AVAILABLE DATA -
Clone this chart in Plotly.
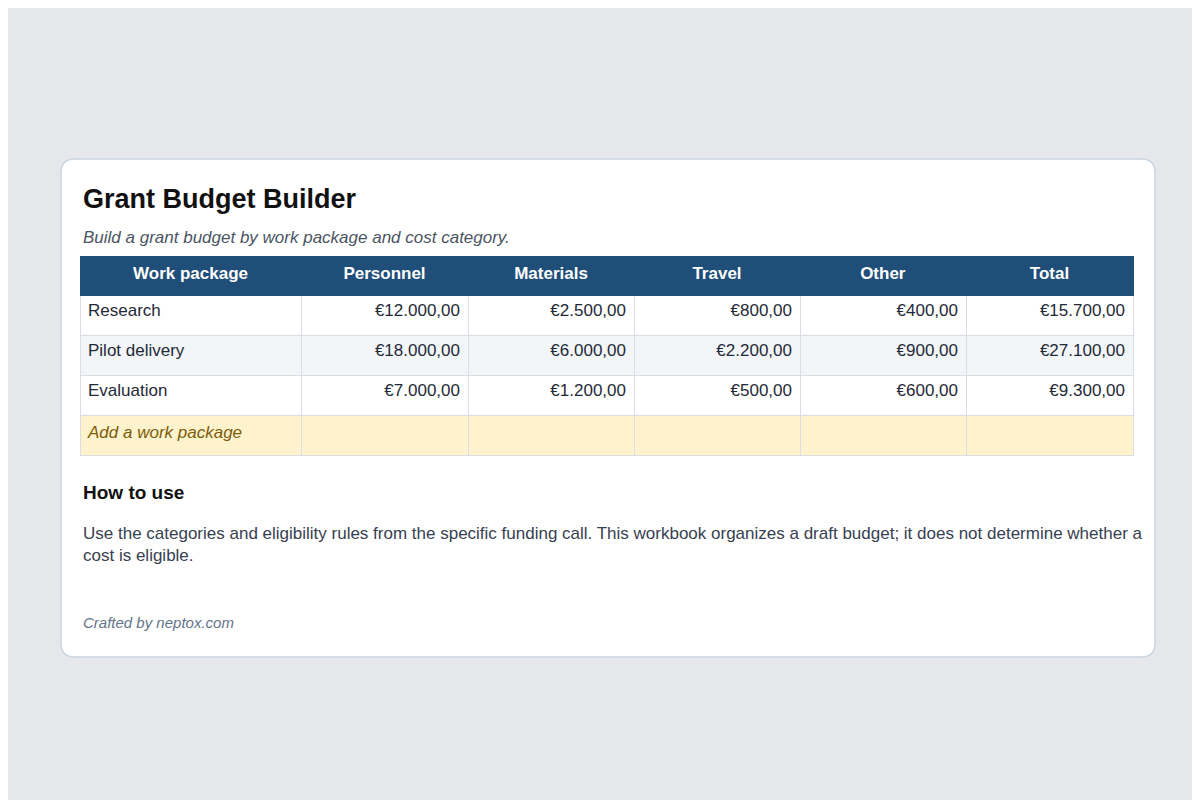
import plotly.graph_objects as go

packages = ["Research", "Pilot delivery", "Evaluation", "<i>Add a work package</i>"]
personnel = ["€12.000,00", "€18.000,00", "€7.000,00", ""]
materials = ["€2.500,00", "€6.000,00", "€1.200,00", ""]
travel = ["€800,00", "€2.200,00", "€500,00", ""]
other = ["€400,00", "€900,00", "€600,00", ""]
total = ["€15.700,00", "€27.100,00", "€9.300,00", ""]
headers = ["Work package", "Personnel", "Materials", "Travel", "Other", "Total"]

W, H = 1200, 800
px = lambda x: x / W
py = lambda y: 1 - y / H
FONT = "Liberation Sans, Arial, sans-serif"

row_fill = ["#ffffff", "#f3f6f9", "#ffffff", "#fff3cd"]
fig = go.Figure()
fig.add_trace(go.Table(
    domain=dict(x=[px(72), px(1125)], y=[py(448), py(248)]),
    columnwidth=[221, 167, 166, 166, 166, 167],
    header=dict(values=[f"<b>{h}</b>" for h in headers], fill_color="#1f4e79",
                line_color="#1f4e79", align="center", height=39,
                font=dict(family=FONT, size=17, color="white")),
    cells=dict(values=[packages, personnel, materials, travel, other, total],
               fill_color=[row_fill] * 6, line_color="#d9dee5",
               align=["left"] + ["right"] * 5, height=40,
               font=dict(family=FONT, size=17,
                         color=[["#1f2937"] * 3 + ["#7a5c0a"]] + ["#1f2937"] * 5)),
))

x0, x1, y0, y1 = px(53), px(1147), py(649), py(151)
rx, ry = 14 / W, 14 / H
path = (f"M {x0+rx},{y0} L {x1-rx},{y0} Q {x1},{y0} {x1},{y0+ry} L {x1},{y1-ry} "
        f"Q {x1},{y1} {x1-rx},{y1} L {x0+rx},{y1} Q {x0},{y1} {x0},{y1-ry} "
        f"L {x0},{y0+ry} Q {x0},{y0} {x0+rx},{y0} Z")
fig.add_shape(type="path", path=path, xref="paper", yref="paper",
              fillcolor="white", line=dict(color="#cbd5e1", width=1.5), layer="below")

def ann(text, x, y, size, color, **kw):
    fig.add_annotation(text=text, x=px(x), y=py(y), xref="paper", yref="paper",
                       xanchor="left", yanchor="middle", showarrow=False, align="left",
                       font=dict(family=FONT, size=size, color=color), **kw)

ann("<b>Grant Budget Builder</b>", 73, 191, 27, "#111111")
ann("<i>Build a grant budget by work package and cost category.</i>", 73, 229, 17, "#4b5563")
ann("<b>How to use</b>", 73, 484, 19, "#111111")
ann("Use the categories and eligibility rules from the specific funding call. This workbook organizes a draft budget; it does not determine whether a<br>cost is eligible.",
    73, 536, 17, "#374151")
ann("<i>Crafted by neptox.com</i>", 73, 614, 15, "#64748b")

fig.update_layout(width=W, height=H, margin=dict(l=0, r=0, t=0, b=0),
                  paper_bgcolor="#e5e7eb", plot_bgcolor="#e5e7eb")
fig.write_html("out.html")
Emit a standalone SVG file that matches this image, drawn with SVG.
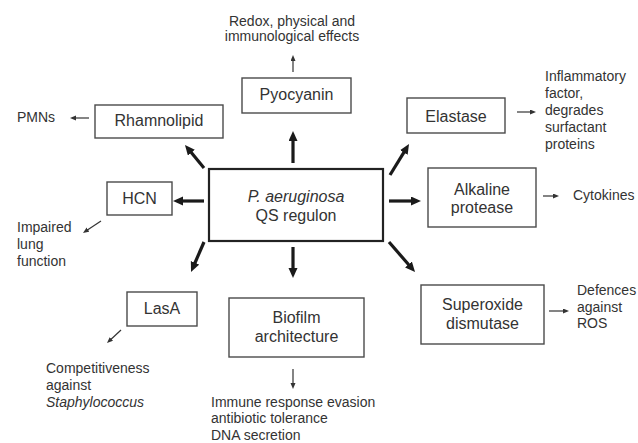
<svg xmlns="http://www.w3.org/2000/svg" width="638" height="443" viewBox="0 0 638 443">
<defs>
<style>
.box{fill:#fff;stroke:#4a4a4a;stroke-width:1.4}
.main{fill:#fff;stroke:#222;stroke-width:2.2}
.bt{font-family:"Liberation Sans",Arial,sans-serif;font-size:16px;fill:#333;text-anchor:middle}
.ot{font-family:"Liberation Sans",Arial,sans-serif;font-size:14px;fill:#333}
.thick{stroke:#1a1a1a;stroke-width:3.2;fill:none;marker-end:url(#hb)}
.thin{stroke:#333;stroke-width:1.2;fill:none;marker-end:url(#hs)}
</style>
<marker id="hb" markerUnits="userSpaceOnUse" markerWidth="11" markerHeight="10" refX="4" refY="4.5" orient="auto">
<path d="M0,0 L10,4.5 L0,9 z" fill="#1a1a1a"/>
</marker>
<marker id="hs" markerUnits="userSpaceOnUse" markerWidth="7" markerHeight="6" refX="3" refY="2.5" orient="auto">
<path d="M0,0 L6,2.5 L0,5 z" fill="#333"/>
</marker>
</defs>
<rect width="638" height="443" fill="#fff"/>

<g id="main">
<rect class="main" x="209" y="169" width="174" height="72"/>
<text class="bt" x="296" y="202" font-style="italic">P. aeruginosa</text>
<text class="bt" x="296" y="221">QS regulon</text>
</g>

<g id="pyocyanin">
<rect class="box" x="242" y="78" width="109" height="35"/>
<text class="bt" x="296.5" y="100">Pyocyanin</text>
</g>
<g id="redox">
<text class="ot" x="292" y="26" text-anchor="middle">Redox, physical and</text>
<text class="ot" x="292" y="41" text-anchor="middle">immunological effects</text>
</g>

<g id="rhamnolipid">
<rect class="box" x="95" y="105" width="128" height="33"/>
<text class="bt" x="159" y="126">Rhamnolipid</text>
</g>
<g id="pmns"><text class="ot" x="17" y="122">PMNs</text></g>

<g id="hcn">
<rect class="box" x="107" y="182" width="65" height="33"/>
<text class="bt" x="139.5" y="204">HCN</text>
</g>
<g id="impaired">
<text class="ot" x="17" y="232">Impaired</text>
<text class="ot" x="17" y="249">lung</text>
<text class="ot" x="17" y="266">function</text>
</g>

<g id="lasa">
<rect class="box" x="127" y="292" width="70" height="34"/>
<text class="bt" x="162" y="314">LasA</text>
</g>
<g id="competitiveness">
<text class="ot" x="46" y="373">Competitiveness</text>
<text class="ot" x="46" y="390">against</text>
<text class="ot" x="46" y="407" font-style="italic">Staphylococcus</text>
</g>

<g id="biofilm">
<rect class="box" x="229" y="298" width="135" height="59"/>
<text class="bt" x="296.5" y="323">Biofilm</text>
<text class="bt" x="296.5" y="342">architecture</text>
</g>
<g id="immune">
<text class="ot" x="211" y="407">Immune response evasion</text>
<text class="ot" x="211" y="423">antibiotic tolerance</text>
<text class="ot" x="211" y="440">DNA secretion</text>
</g>

<g id="elastase">
<rect class="box" x="407" y="98" width="98" height="35"/>
<text class="bt" x="456" y="122">Elastase</text>
</g>
<g id="inflammatory">
<text class="ot" x="545" y="81">Inflammatory</text>
<text class="ot" x="545" y="98">factor,</text>
<text class="ot" x="545" y="115">degrades</text>
<text class="ot" x="545" y="132">surfactant</text>
<text class="ot" x="545" y="149">proteins</text>
</g>

<g id="alkaline">
<rect class="box" x="428" y="168" width="108" height="59"/>
<text class="bt" x="482" y="195">Alkaline</text>
<text class="bt" x="482" y="213">protease</text>
</g>
<g id="cytokines"><text class="ot" x="573" y="200">Cytokines</text></g>

<g id="sod">
<rect class="box" x="421" y="285" width="123" height="59"/>
<text class="bt" x="482.5" y="310">Superoxide</text>
<text class="bt" x="482.5" y="329">dismutase</text>
</g>
<g id="defences">
<text class="ot" x="577" y="295">Defences</text>
<text class="ot" x="577" y="312">against</text>
<text class="ot" x="577" y="328">ROS</text>
</g>

<g id="connectors">
<line class="thick" x1="293" y1="163" x2="293" y2="137"/>
<line class="thick" x1="293" y1="247" x2="293" y2="272"/>
<line class="thick" x1="204" y1="201" x2="179" y2="201"/>
<line class="thick" x1="389" y1="201" x2="415" y2="201"/>
<line class="thick" x1="204" y1="168" x2="188.8" y2="149.6"/>
<line class="thick" x1="390" y1="175" x2="405.9" y2="149.1"/>
<line class="thick" x1="204" y1="242" x2="193.4" y2="266.5"/>
<line class="thick" x1="389" y1="242" x2="411.1" y2="267.5"/>

<line class="thin" x1="293" y1="72" x2="293" y2="58"/>
<line class="thin" x1="89" y1="118" x2="73" y2="118"/>
<line class="thin" x1="517" y1="112" x2="533" y2="112"/>
<line class="thin" x1="543" y1="196" x2="556" y2="196"/>
<line class="thin" x1="101" y1="221" x2="85.5" y2="231.3"/>
<line class="thin" x1="121" y1="330" x2="109.2" y2="341"/>
<line class="thin" x1="293" y1="369" x2="293" y2="386"/>
<line class="thin" x1="549" y1="311" x2="566" y2="311"/>
</g>
</svg>
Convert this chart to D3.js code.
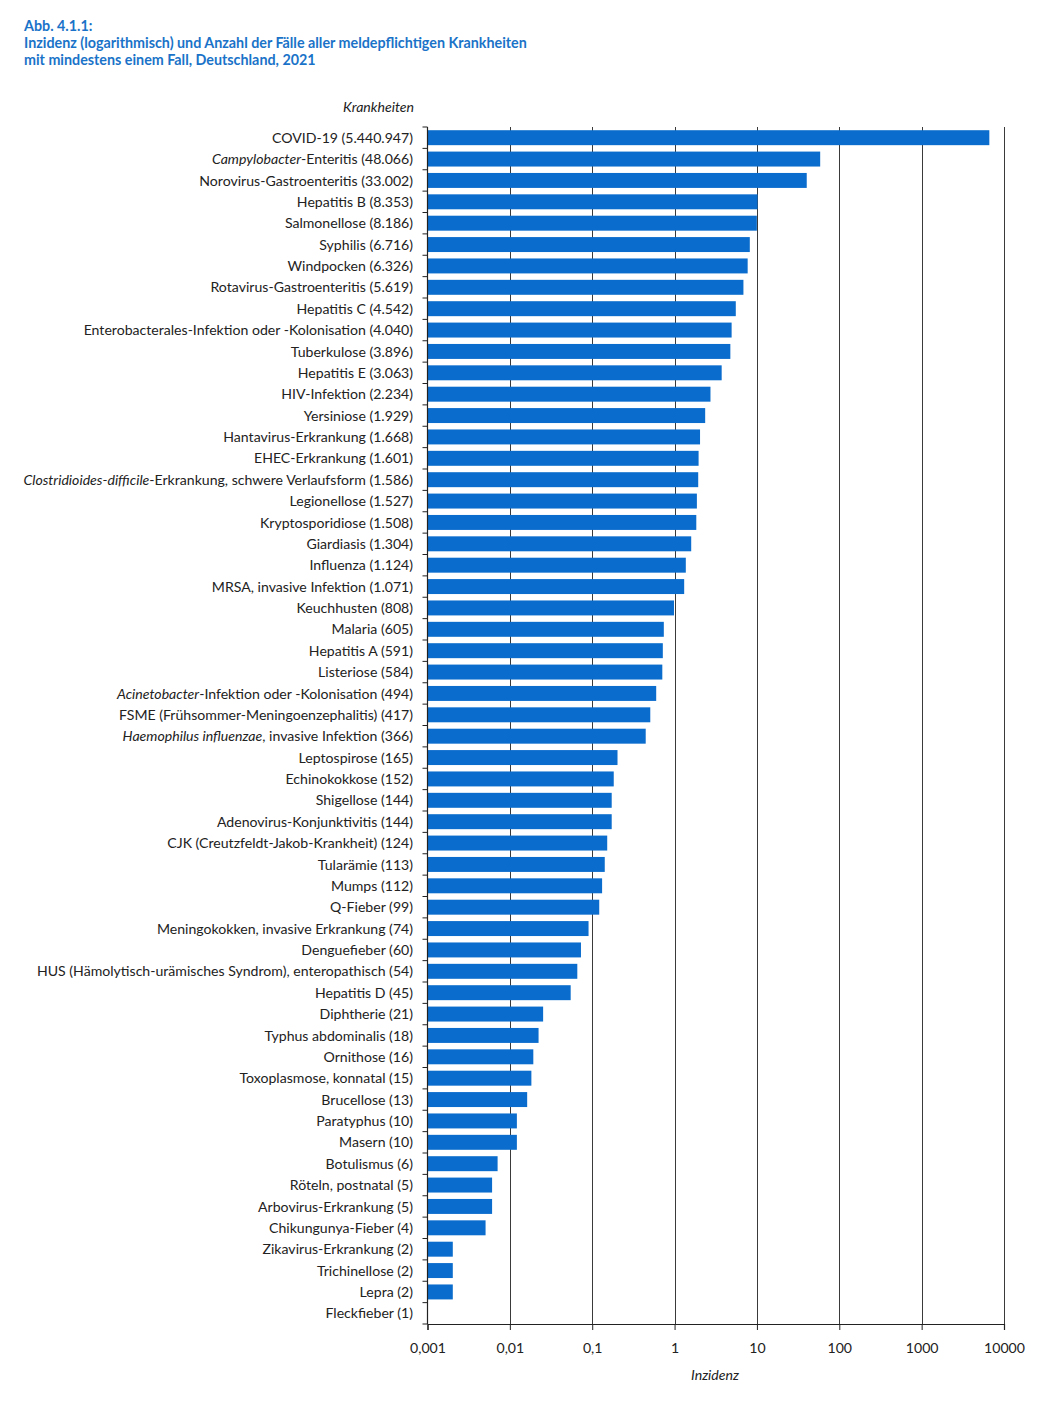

AIM - Repeat the listing above up to and including the line with "import plotly.graph_objects as go", starting from its first line. Drop any pictures.

OUTPUT BELOW -
Clone this chart in Plotly.
import plotly.graph_objects as go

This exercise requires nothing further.